**Exercise prompt**
Both the line containing "Recreate this image" and the line containing "Chart.register(...registerables);" belong in the copy, as do all lines between them, copied exactly; pictures do not.

**Stored records**
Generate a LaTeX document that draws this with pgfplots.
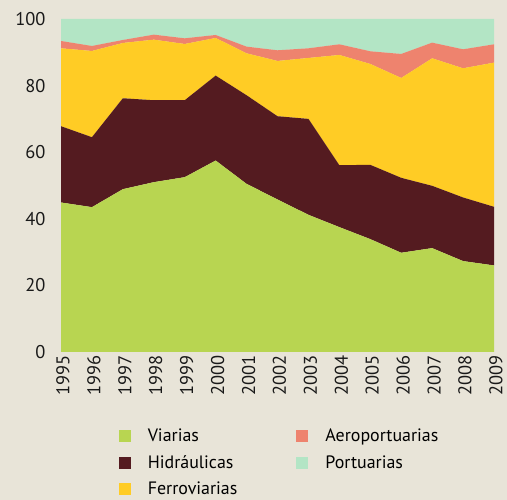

* * *

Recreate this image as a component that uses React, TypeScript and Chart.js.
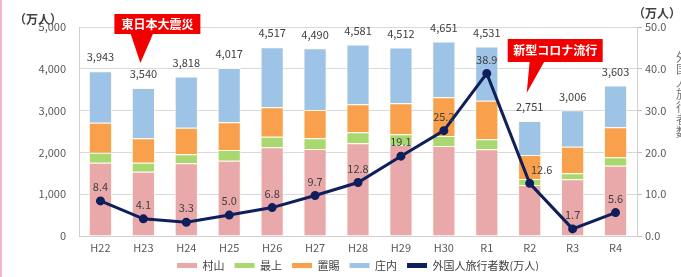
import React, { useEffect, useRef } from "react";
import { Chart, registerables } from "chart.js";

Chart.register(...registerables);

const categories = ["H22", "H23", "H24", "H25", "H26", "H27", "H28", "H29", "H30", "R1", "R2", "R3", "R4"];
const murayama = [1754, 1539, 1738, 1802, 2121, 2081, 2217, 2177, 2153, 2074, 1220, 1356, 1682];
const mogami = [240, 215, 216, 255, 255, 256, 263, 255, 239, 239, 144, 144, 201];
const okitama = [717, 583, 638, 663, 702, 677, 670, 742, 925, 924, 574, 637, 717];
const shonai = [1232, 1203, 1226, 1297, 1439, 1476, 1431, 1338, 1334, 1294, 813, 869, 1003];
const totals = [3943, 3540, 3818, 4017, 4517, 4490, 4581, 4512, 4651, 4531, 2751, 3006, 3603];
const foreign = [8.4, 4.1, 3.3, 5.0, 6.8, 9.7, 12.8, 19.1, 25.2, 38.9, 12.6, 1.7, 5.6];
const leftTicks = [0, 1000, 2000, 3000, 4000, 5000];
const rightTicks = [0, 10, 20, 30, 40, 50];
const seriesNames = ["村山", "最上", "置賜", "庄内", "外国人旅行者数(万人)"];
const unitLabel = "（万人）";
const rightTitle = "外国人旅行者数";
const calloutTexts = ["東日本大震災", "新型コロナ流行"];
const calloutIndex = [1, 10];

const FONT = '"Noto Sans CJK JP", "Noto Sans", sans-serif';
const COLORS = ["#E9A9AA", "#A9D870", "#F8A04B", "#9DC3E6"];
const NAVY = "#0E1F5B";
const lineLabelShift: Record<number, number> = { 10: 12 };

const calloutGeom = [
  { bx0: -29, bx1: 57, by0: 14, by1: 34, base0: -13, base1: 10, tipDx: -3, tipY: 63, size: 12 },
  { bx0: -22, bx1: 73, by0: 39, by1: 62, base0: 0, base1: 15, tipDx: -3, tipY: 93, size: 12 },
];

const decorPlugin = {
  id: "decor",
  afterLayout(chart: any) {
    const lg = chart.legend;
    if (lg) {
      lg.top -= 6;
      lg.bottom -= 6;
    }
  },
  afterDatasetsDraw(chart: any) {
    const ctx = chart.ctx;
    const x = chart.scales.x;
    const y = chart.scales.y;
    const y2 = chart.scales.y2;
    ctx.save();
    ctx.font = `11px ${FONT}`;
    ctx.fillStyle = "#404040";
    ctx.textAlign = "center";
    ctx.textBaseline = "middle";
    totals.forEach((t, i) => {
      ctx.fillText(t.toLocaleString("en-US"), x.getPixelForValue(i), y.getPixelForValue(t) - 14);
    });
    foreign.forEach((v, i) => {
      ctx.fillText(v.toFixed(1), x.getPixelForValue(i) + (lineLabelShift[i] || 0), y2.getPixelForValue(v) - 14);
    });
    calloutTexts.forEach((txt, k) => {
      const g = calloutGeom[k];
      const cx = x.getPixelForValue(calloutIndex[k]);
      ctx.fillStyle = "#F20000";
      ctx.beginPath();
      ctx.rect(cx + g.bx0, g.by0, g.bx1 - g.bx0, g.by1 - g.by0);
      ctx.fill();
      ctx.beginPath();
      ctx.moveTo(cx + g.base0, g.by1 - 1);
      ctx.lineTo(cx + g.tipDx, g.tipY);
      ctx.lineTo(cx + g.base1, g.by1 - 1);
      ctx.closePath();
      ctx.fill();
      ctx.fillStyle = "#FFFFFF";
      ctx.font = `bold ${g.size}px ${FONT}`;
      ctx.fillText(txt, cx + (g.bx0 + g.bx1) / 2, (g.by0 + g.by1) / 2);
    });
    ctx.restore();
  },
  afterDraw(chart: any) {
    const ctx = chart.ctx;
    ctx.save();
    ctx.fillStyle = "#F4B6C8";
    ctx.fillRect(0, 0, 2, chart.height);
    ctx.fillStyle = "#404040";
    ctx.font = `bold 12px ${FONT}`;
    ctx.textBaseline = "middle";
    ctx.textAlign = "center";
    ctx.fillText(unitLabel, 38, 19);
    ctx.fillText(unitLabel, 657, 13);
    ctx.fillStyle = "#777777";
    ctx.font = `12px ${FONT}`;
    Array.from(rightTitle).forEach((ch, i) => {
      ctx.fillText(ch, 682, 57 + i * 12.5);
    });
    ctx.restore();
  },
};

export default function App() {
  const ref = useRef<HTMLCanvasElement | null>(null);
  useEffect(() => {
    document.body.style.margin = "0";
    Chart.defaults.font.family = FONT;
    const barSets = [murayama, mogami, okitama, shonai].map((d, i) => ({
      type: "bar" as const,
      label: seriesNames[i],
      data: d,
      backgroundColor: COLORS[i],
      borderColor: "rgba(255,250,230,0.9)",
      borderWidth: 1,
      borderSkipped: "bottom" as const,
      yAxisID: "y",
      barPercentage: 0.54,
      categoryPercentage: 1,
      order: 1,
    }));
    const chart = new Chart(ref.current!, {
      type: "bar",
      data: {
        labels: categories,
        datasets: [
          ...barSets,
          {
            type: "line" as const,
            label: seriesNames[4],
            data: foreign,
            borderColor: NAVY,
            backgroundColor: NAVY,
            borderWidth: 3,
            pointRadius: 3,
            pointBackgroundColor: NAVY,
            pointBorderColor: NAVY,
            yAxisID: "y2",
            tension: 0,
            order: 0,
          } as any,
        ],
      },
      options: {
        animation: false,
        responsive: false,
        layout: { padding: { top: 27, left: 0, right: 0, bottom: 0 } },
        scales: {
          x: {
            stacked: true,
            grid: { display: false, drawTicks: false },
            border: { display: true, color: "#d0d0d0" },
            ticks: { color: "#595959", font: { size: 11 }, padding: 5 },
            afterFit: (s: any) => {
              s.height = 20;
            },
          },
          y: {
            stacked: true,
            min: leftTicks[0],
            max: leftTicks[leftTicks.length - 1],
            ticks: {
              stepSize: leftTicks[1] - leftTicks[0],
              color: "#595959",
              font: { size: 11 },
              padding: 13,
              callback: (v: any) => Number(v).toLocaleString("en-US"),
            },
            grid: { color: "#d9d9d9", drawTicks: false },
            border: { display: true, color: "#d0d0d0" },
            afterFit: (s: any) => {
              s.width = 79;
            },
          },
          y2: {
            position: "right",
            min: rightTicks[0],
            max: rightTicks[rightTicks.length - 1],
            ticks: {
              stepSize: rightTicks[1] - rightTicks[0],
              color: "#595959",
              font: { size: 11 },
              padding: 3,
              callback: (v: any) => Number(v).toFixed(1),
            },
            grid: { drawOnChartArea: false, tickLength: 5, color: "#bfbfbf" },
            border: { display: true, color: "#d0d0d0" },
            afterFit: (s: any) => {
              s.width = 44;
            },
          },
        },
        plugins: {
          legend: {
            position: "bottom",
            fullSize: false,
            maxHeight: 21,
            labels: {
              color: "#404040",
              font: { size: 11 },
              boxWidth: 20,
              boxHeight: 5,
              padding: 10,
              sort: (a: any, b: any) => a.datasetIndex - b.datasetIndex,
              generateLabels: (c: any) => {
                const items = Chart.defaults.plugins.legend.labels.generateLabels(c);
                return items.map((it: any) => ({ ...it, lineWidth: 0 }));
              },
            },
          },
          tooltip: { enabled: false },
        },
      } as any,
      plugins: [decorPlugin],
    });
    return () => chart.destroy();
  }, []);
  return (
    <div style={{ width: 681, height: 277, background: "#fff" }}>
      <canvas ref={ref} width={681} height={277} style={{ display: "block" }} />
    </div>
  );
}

--

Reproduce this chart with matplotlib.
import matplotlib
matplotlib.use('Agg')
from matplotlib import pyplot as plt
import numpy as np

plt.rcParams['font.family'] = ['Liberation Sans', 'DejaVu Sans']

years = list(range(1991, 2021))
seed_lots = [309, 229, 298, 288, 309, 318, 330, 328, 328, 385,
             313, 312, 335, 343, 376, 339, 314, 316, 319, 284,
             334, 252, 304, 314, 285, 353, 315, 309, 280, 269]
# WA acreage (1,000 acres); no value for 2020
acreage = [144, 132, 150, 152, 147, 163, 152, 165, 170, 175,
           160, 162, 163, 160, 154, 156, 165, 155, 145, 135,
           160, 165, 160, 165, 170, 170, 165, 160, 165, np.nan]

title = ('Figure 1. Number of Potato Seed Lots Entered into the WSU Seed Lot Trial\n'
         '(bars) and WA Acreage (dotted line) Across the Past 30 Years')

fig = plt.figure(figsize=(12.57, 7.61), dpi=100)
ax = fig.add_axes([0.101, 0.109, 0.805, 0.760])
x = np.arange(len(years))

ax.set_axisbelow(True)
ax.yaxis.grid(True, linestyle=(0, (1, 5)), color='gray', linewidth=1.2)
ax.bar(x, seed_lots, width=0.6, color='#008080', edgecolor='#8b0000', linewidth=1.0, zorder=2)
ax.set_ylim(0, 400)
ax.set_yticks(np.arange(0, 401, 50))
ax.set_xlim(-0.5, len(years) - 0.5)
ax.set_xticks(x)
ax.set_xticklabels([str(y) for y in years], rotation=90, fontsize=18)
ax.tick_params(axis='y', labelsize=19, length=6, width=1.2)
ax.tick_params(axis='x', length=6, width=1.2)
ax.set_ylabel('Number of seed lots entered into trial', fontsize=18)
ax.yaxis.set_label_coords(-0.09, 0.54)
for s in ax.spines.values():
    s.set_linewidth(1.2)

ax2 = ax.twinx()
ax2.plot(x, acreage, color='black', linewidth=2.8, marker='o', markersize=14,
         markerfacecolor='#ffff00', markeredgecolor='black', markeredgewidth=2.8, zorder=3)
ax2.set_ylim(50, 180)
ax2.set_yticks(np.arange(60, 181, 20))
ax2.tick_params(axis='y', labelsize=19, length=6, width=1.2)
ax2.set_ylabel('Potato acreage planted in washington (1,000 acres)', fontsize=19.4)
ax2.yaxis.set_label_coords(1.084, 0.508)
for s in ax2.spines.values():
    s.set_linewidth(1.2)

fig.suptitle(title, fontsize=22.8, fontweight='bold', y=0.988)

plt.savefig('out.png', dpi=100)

**Task result**
Recreate this image as a component that uses React, TypeScript and Chart.js.
import React, { useEffect, useRef } from "react";
import { Chart, registerables } from "chart.js";

Chart.register(...registerables);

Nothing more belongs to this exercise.